Data extract =>

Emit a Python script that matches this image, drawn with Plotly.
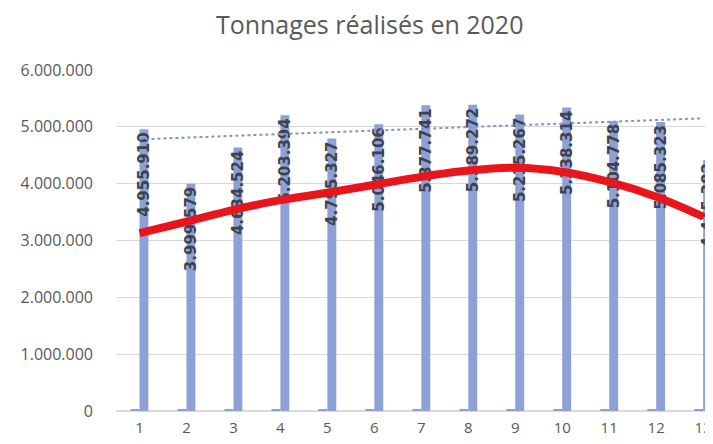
import plotly.graph_objects as go

periodes = list(range(1, 14))
tonnages = [4955910, 3999579, 4634524, 5203394, 4795327, 5046106, 5377741,
            5389272, 5215267, 5338314, 5104778, 5085323, 4415382]
petite_serie = [25000] * 13
tendance_poly = [3130000, 3330000, 3540000, 3710000, 3840000, 3980000, 4120000,
                 4230000, 4280000, 4210000, 4030000, 3770000, 3420000]
tendance_lin_x = [1, 13]
tendance_lin_y = [4780000, 5150000]
y_ticks = [0, 1000000, 2000000, 3000000, 4000000, 5000000, 6000000]

labels = [f"{v:,}".replace(",", ".") for v in tonnages]

fig = go.Figure()
fig.add_trace(go.Bar(x=periodes, y=petite_serie, marker_color="#8EA1D6",
                     marker_line_width=0, showlegend=False, hoverinfo="skip"))
fig.add_trace(go.Bar(x=periodes, y=tonnages, marker_color="#8EA1D6",
                     marker_line_width=0, text=labels, textposition="inside",
                     insidetextanchor="end", textangle=-90, constraintext="none",
                     cliponaxis=False,
                     textfont=dict(family="DejaVu Sans", size=15, color="#3D4250",
                                   weight="bold"),
                     showlegend=False))
fig.add_trace(go.Scatter(x=tendance_lin_x, y=tendance_lin_y, mode="lines",
                         line=dict(color="#7F93CC", width=2, dash="dot"),
                         showlegend=False))
fig.add_trace(go.Scatter(x=periodes, y=tendance_poly, mode="lines",
                         line=dict(color="#E8161C", width=8, shape="spline"),
                         showlegend=False))

fig.update_layout(
    width=705, height=436,
    margin=dict(l=108, r=0, t=62, b=33, autoexpand=False),
    paper_bgcolor="white", plot_bgcolor="white",
    barmode="group", bargap=0.62, bargroupgap=0,
    separators=",.",
    title=dict(text="Tonnages réalisés en 2020", x=0.513, xanchor="center",
               y=0.961, yanchor="middle",
               font=dict(family="Open Sans", size=25, color="#595959")),
    font=dict(family="Open Sans", color="#595959"),
)
fig.update_xaxes(range=[0.5, 13.21], tickvals=periodes, showgrid=False,
                 showline=False, zeroline=False, ticks="", automargin=False,
                 ticklabelstandoff=6,
                 tickfont=dict(size=15, color="#595959"))
fig.update_yaxes(range=[0, 6000000], tickvals=y_ticks, tickformat=",d",
                 showgrid=True, gridcolor="#D9D9D9", gridwidth=1,
                 zeroline=True, zerolinecolor="#D9D9D9", showline=False,
                 ticks="", ticklabelstandoff=22, automargin=False,
                 tickfont=dict(size=16, color="#595959"))

fig.write_html("out.html")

Challenge =>
Begin at the top of the material above and output each line exactly, stopping after the line that holds "v in tonnages]". Leave out pictures.

Task response =>
Emit a Python script that matches this image, drawn with Plotly.
import plotly.graph_objects as go

periodes = list(range(1, 14))
tonnages = [4955910, 3999579, 4634524, 5203394, 4795327, 5046106, 5377741,
            5389272, 5215267, 5338314, 5104778, 5085323, 4415382]
petite_serie = [25000] * 13
tendance_poly = [3130000, 3330000, 3540000, 3710000, 3840000, 3980000, 4120000,
                 4230000, 4280000, 4210000, 4030000, 3770000, 3420000]
tendance_lin_x = [1, 13]
tendance_lin_y = [4780000, 5150000]
y_ticks = [0, 1000000, 2000000, 3000000, 4000000, 5000000, 6000000]

labels = [f"{v:,}".replace(",", ".") for v in tonnages]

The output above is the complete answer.